The Psychology of Inflation: A Behavioral Economics Lens
Behavioral economics, which examines how people make decisions under uncertainty, reveals that inflation impacts individuals in deeply psychological ways. Consumers do not passively absorb higher prices by simply recalculating budgets. Instead, they react through a prism of memory, emotion, expectation, and bias—each of which can distort rational behavior and amplify volatility in both personal finances and broader markets.

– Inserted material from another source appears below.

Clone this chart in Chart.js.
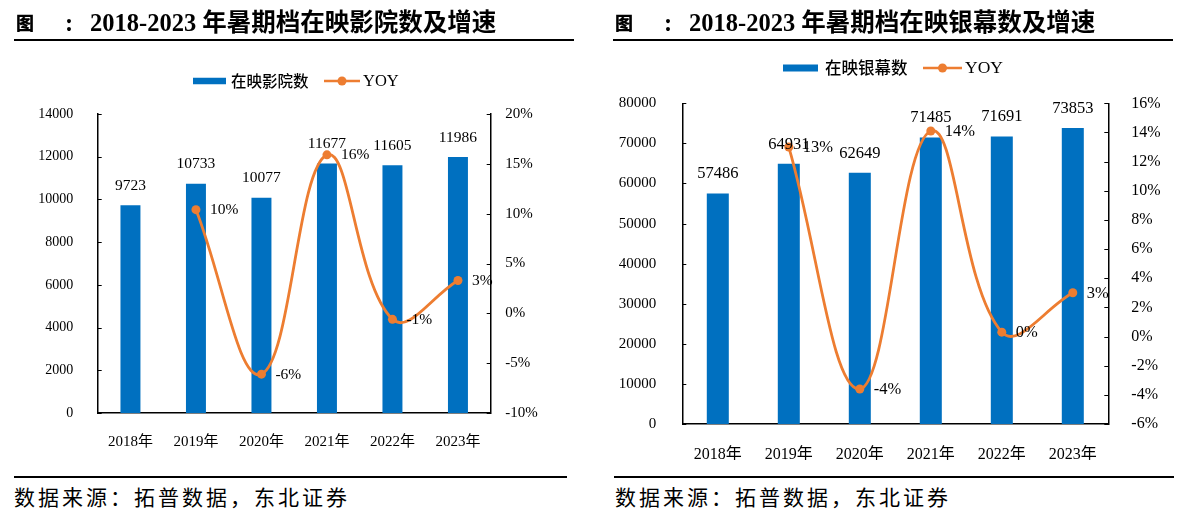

Cognitive Biases That Distort Inflation Perception
Several well-established psychological biases shape how people interpret rising prices:
Loss Aversion
The tendency to feel the pain of losing something more intensely than the satisfaction of gaining something of equal value. In the context of inflation, when consumers notice that their usual grocery list now costs 20% more than it did a year ago, the emotional weight of that price increase can outweigh any nominal salary adjustment.
Anchoring Bias
People tend to form strong mental associations with price levels, especially for frequently purchased items. If a consumer has paid $2.50 for a loaf of bread for several years, a sudden increase to $3.25 feels unreasonable—even if the increase is proportionally modest. The previously "anchored" price becomes a benchmark, and any deviation from it is viewed as a loss, regardless of whether it aligns with general economic trends.
Availability
Individuals tend to recall extreme examples more easily. They may fixate on rising fuel or rent costs while overlooking price declines in other sectors, like electronics or clothing. This selective memory leads to a skewed perception of overall inflation, affecting consumer confidence and spending patterns.